On November 13, 2016, the Company granted to a non-employee director of the Company service-based stock options to acquire 35,000 shares of common stock at an exercise price of $1.59 per share, which represented the closing price of the Company’s common stock as reported on the NYSE MKT on November 13, 2016, the date of grant. The per share fair-value of these service-based options was $0.94. The per share fair-value was estimated on the date of grant using the Black-Scholes option pricing method and included the following range of assumptions: dividend yield 0%, risk-free interest rate of 1.56% and expected option life of four years. The volatility assumption was 80.07% and the forfeiture rate was assumed to be 0%. These stock options were granted in connection with the annual compensation for services as a Company director. Such equity awards are intended to replace the cash component of the director compensation.
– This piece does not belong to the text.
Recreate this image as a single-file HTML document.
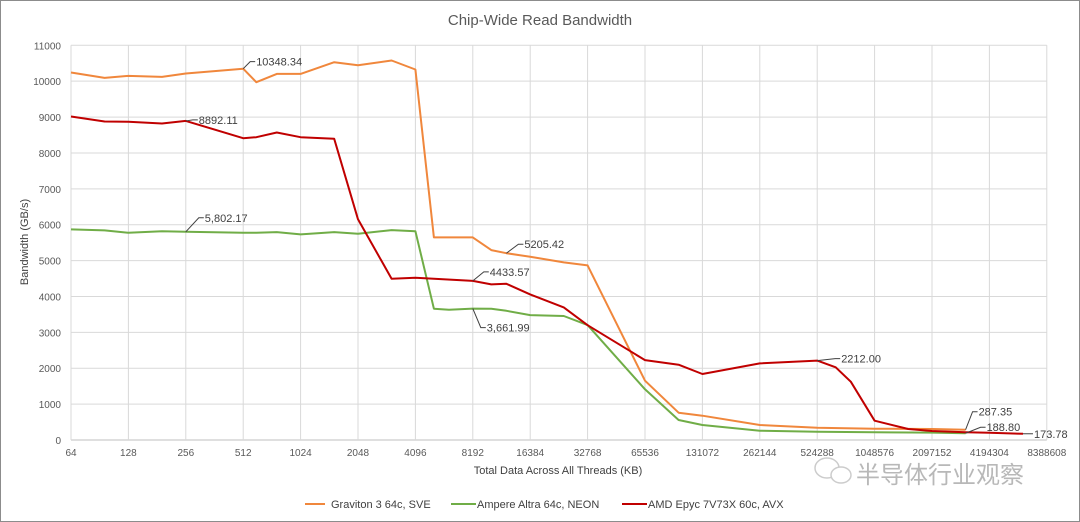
<!DOCTYPE html>
<html><head><meta charset="utf-8"><style>
html,body{margin:0;padding:0;background:#fff}
svg{display:block;font-family:"Liberation Sans","Noto Sans CJK SC",sans-serif}
</style></head><body>
<svg id="chart" width="1080" height="522" viewBox="0 0 1080 522">
<rect x="0.5" y="0.5" width="1079" height="521" fill="#fff" stroke="#8c8c8c"/>
<text x="540" y="25" text-anchor="middle" font-size="15" fill="#595959">Chip-Wide Read Bandwidth</text>
<g id="grid"></g>
<g id="yticks"></g>
<g id="xticks"></g>
<text transform="translate(28,242) rotate(-90)" text-anchor="middle" font-size="11" fill="#404040">Bandwidth (GB/s)</text>
<text x="558" y="474" text-anchor="middle" font-size="11" fill="#404040">Total Data Across All Threads (KB)</text>
<g id="series"></g>
<g id="labels"></g>
<g font-size="11" fill="#404040">
<g><line x1="305" y1="504" x2="325" y2="504" stroke="#f0873c" stroke-width="2"/><text x="331" y="508">Graviton 3 64c, SVE</text></g>
<g><line x1="451" y1="504" x2="476" y2="504" stroke="#70ad47" stroke-width="2"/><text x="477" y="508">Ampere Altra 64c, NEON</text></g>
<g><line x1="622" y1="504" x2="647" y2="504" stroke="#c00000" stroke-width="2"/><text x="648" y="508">AMD Epyc 7V73X 60c, AVX</text></g>
</g>
<g fill="#bbb">
<ellipse cx="827" cy="468" rx="12" ry="10" fill="none" stroke="#ccc" stroke-width="1.5"/>
<ellipse cx="841" cy="475" rx="10" ry="8" fill="#fff" stroke="#ccc" stroke-width="1.5"/>
<text x="856" y="483" font-size="24" fill="#b8b8b8" font-family="'Noto Sans CJK SC',sans-serif">半导体行业观察</text>
</g>
</svg>
<script>
const xTickLabels=[64,128,256,512,1024,2048,4096,8192,16384,32768,65536,131072,262144,524288,1048576,2097152,4194304,8388608];
const yTickValues=[0,1000,2000,3000,4000,5000,6000,7000,8000,9000,10000,11000];
const gravitonX=[64,96,128,192,256,512,600,768,1024,1536,2048,3072,4096,5120,8192,10240,12288,16384,24576,32768,65536,98304,131072,262144,524288,1048576,2097152,3145728];
const gravitonY=[10242,10092,10148,10120,10214,10348.34,9972,10203,10203,10529,10446,10576,10326,5646,5646,5292,5205.42,5106,4950,4866,1652,760,677,418,343,315,306,287.35];
const ampereX=[64,96,128,192,256,512,600,768,1024,1536,2048,3072,4096,5120,6144,8192,10240,12288,16384,24576,32768,65536,98304,131072,262144,524288,1048576,2097152,3145728];
const ampereY=[5869,5841,5775,5820,5802.17,5775,5775,5795,5729,5795,5748,5850,5820,3658,3630,3661.99,3658,3602,3482,3455,3203,1412,557,418,259,231,214,205,188.8];
const amdX=[64,96,128,192,256,512,600,768,1024,1536,2048,3072,4096,5120,8192,10240,12288,16384,24576,32768,65536,98304,131072,262144,524288,655360,786432,1048576,1572864,2097152,3145728,4194304,6291456];
const amdY=[9017,8877,8870,8820,8892.11,8412,8440,8570,8440,8393,6150,4494,4521,4494,4433.57,4336,4354,4058,3696,3200,2228,2098,1838,2136,2212,2025,1624,538,306,250,215,204,173.78];

const NS="http://www.w3.org/2000/svg";
const X0=71,XSTEP=57.4,Y0=440,Y11=45.3;
const xs=v=>X0+Math.log2(v/64)*XSTEP;
const ys=v=>Y0-(v/11000)*(Y0-Y11);
function mk(tag,attrs,parent){const e=document.createElementNS(NS,tag);for(const k in attrs)e.setAttribute(k,attrs[k]);parent.appendChild(e);return e;}
const grid=document.getElementById('grid'),yt=document.getElementById('yticks'),xt=document.getElementById('xticks');
yTickValues.forEach(v=>{
  const l=mk('line',{x1:X0,x2:xs(8388608),y1:ys(v),y2:ys(v),stroke:v===0?'#bfbfbf':'#d9d9d9','stroke-width':1},grid);
  
  
  const t=mk('text',{x:61,y:ys(v)+4,'text-anchor':'end','font-size':10,fill:'#595959'},yt);
  t.textContent=v;
  
  
});
xTickLabels.forEach(v=>{
  const l=mk('line',{x1:xs(v),x2:xs(v),y1:Y11,y2:Y0,stroke:'#d9d9d9','stroke-width':1},grid);
  
  
  const t=mk('text',{x:xs(v),y:456,'text-anchor':'middle','font-size':10,fill:'#595959'},xt);
  t.textContent=v;
  
  
});
const ser=document.getElementById('series');
function line(X,Y,color,name){
  const p=mk('polyline',{points:X.map((x,i)=>xs(x).toFixed(1)+','+ys(Y[i]).toFixed(1)).join(' '),fill:'none',stroke:color,'stroke-width':2,'stroke-linejoin':'round'},ser);
  
  
}
line(gravitonX,gravitonY,'#f0873c','graviton-line');
line(ampereX,ampereY,'#70ad47','ampere-line');
line(amdX,amdY,'#c00000','amd-line');

const lab=document.getElementById('labels');
function label(X,Y,idx,dx,dy,txt,name){
  const px=xs(X[idx]),py=ys(Y[idx]);
  const tx=px+dx,ty=py+dy;
  mk('polyline',{points:`${px},${py} ${tx-6},${ty} ${tx-1},${ty}`,fill:'none',stroke:'#404040','stroke-width':1},lab);
  const t=mk('text',{x:tx,y:ty+4,'font-size':11,fill:'#404040'},lab);
  t.textContent=txt;
  
  
}
label(gravitonX,gravitonY,5,13,-7,'10348.34','label-graviton-512');
label(amdX,amdY,4,13,-1,'8892.11','label-amd-256');
label(ampereX,ampereY,4,19,-14,'5,802.17','label-ampere-256');
label(gravitonX,gravitonY,16,18,-9,'5205.42','label-graviton-12288');
label(amdX,amdY,14,17,-9,'4433.57','label-amd-8192');
label(ampereX,ampereY,15,14,19,'3,661.99','label-ampere-8192');
label(amdX,amdY,24,24,-2,'2212.00','label-amd-524288');
label(gravitonX,gravitonY,27,13,-18,'287.35','label-graviton-last');
label(ampereX,ampereY,28,21,-6,'188.80','label-ampere-last');
label(amdX,amdY,32,11,0,'173.78','label-amd-last');
</script>
</body></html>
Under the terms of the service-based stock option agreement relating to the November 13, 2016 stock option grant to a non-employee director of the Company, the award will fully vest on the date of the Company’s next annual shareholder’s meeting to be held in May 2017, or a vesting period of approximately six months, provided that the director’s service continues through the vesting date.


As of December 31, 2016, the unearned compensation related to the service-based stock options granted in 2016 and 2015 was $544,617, which will be amortized over each of the grant’s respective service periods.


At December 31, 2016, the Company’s service-based stock options granted prior to November 2015 were fully amortized.